Friday, November 15, 2013

Fit Bodies, Fat Minds!



         
      


I'm just taken with the idea of the "thinking process," or the "life of the mind." My last post dealt with the importance of being critical thinkers and developing the ability to think deeper so that we become the owners of the truth or concepts that we are trying to understand. It bothers me to see so many in the Christian community just parroting their pastor or their favorite Christian author. It truly is the bane of the Church...we have become in many respects mere lemmings.

I love the title of Os Guinness's book, "FIT BODIES FAT MINDS." Guinness puts forth the argument that one of the leading problems in American evangelicalism is...anti-intellectualism. "Anti-intellectualism is a disposition to discount the importance of truth and the life of the mind," says Guinness. He continues this thought, “Living in a sensuous culture and an increasingly emotional democracy, American evangelicals in the last generation have simultaneously toned up their bodies and dumbed down their minds."

We live in a Joel Osteen culture... where feeling good, and having your best life now has become the Christian manifesto. Osteen's positive thinking messages appeal to many who love to feel emotionally satiated. Our culture prizes feeling good, experiencing emotional peace, and where the idea of feeling secure far out weighs the concept of  seeking absolute truth. Positive thinking has become prized above reflection and hard critical thinking about the eternal truths of God's word.
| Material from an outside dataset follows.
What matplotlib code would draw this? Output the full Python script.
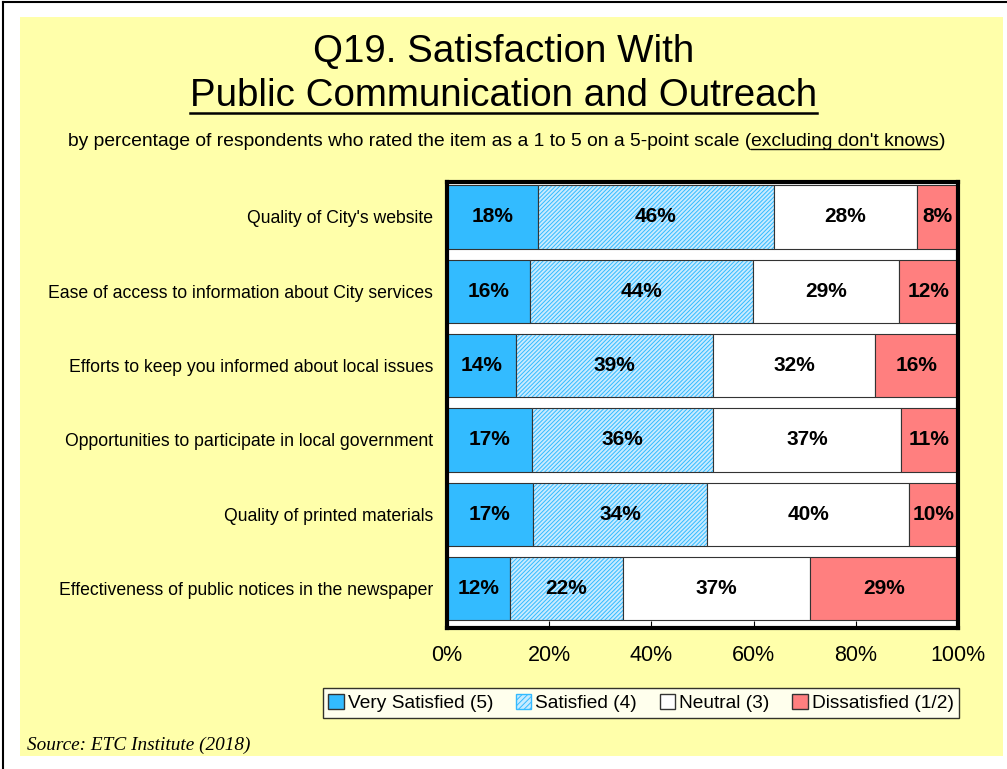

The Christian community has suffered tremendously from this lack of thinking and love of feeling good. Guinness tells us:

" Evangelical anti-intellectualism bears on many of the problems of evangelicalism...superficial or bad theology, the lack of serious apology for the faith, the lack of constructive public philosophy, and the continued defections of thinking evangelicals in the direction of Catholicism or Eastern Orthodoxy."
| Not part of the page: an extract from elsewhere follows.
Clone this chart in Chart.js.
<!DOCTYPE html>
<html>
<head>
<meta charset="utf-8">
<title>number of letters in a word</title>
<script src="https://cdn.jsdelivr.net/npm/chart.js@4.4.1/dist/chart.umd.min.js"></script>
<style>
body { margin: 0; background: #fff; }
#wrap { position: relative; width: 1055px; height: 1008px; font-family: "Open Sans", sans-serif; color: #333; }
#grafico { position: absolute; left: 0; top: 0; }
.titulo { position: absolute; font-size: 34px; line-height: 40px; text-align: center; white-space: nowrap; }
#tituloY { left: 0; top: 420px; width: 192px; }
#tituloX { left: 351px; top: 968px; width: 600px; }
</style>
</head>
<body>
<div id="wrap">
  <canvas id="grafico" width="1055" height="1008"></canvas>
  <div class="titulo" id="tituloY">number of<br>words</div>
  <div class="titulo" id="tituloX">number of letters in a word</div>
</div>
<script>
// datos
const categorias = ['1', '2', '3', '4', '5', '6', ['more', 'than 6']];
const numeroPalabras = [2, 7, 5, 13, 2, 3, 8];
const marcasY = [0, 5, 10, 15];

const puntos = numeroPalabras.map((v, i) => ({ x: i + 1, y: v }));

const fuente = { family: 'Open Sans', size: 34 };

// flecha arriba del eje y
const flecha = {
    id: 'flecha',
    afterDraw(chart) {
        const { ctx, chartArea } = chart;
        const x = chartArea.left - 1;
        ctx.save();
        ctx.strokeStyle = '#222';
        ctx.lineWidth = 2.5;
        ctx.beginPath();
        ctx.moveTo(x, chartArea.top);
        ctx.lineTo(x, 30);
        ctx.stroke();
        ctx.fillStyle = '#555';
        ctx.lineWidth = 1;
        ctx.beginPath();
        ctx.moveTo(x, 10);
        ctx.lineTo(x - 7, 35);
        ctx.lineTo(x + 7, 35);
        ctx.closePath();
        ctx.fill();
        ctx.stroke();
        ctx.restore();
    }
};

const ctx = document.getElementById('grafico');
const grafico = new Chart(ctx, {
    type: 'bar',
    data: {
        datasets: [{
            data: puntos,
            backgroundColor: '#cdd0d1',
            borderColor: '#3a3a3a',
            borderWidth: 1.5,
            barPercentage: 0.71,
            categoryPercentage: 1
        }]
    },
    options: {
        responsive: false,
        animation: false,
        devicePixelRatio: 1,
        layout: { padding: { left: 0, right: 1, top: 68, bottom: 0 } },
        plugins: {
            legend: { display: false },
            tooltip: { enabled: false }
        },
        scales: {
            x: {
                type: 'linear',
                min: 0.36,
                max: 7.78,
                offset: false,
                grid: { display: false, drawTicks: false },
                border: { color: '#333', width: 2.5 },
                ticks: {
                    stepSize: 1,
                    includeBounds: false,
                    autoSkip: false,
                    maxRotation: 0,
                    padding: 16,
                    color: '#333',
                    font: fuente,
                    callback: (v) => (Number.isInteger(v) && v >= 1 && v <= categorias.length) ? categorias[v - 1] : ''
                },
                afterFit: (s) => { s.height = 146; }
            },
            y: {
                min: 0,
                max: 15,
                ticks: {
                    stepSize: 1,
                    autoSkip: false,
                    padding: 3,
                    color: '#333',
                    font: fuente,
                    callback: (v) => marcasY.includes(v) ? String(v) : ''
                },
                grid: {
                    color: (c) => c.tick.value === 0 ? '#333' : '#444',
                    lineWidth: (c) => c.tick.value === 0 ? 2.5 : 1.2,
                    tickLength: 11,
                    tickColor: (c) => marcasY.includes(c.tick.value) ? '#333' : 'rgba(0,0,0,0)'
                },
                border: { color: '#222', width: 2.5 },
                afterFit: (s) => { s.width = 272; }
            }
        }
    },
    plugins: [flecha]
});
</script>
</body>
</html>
Let me provide a snap shot of the love of the mind from the origins of Harvard Divinity School. The study of theology at Harvard can be traced back to the very beginning of Harvard College, when an initial fund of 400 pounds from the General Court of Massachusetts Bay Colony established the College in 1636. The founders of Harvard recorded their reasons for establishing this center of learning:


"After God had carried us safe to New England and we had builded our houses, provided necessaries for our livelihood, reared convenient places for God's worship, and settled the civil government: One of the next things we longed for and looked after was to advance learning and perpetuate it to posterity; dreading to leave an illiterate ministry to the churches, when our present ministers shall lie in the dust."

When the believer develops a Christian worldview...which takes time, hard work, and much reading... then he can go out and apologize for the "faith that was once delivered unto the saints." The body of Christ must be able to speak to all aspects of life: education, science, government, and all things that make up society.

Where do I start, always with an open Bible?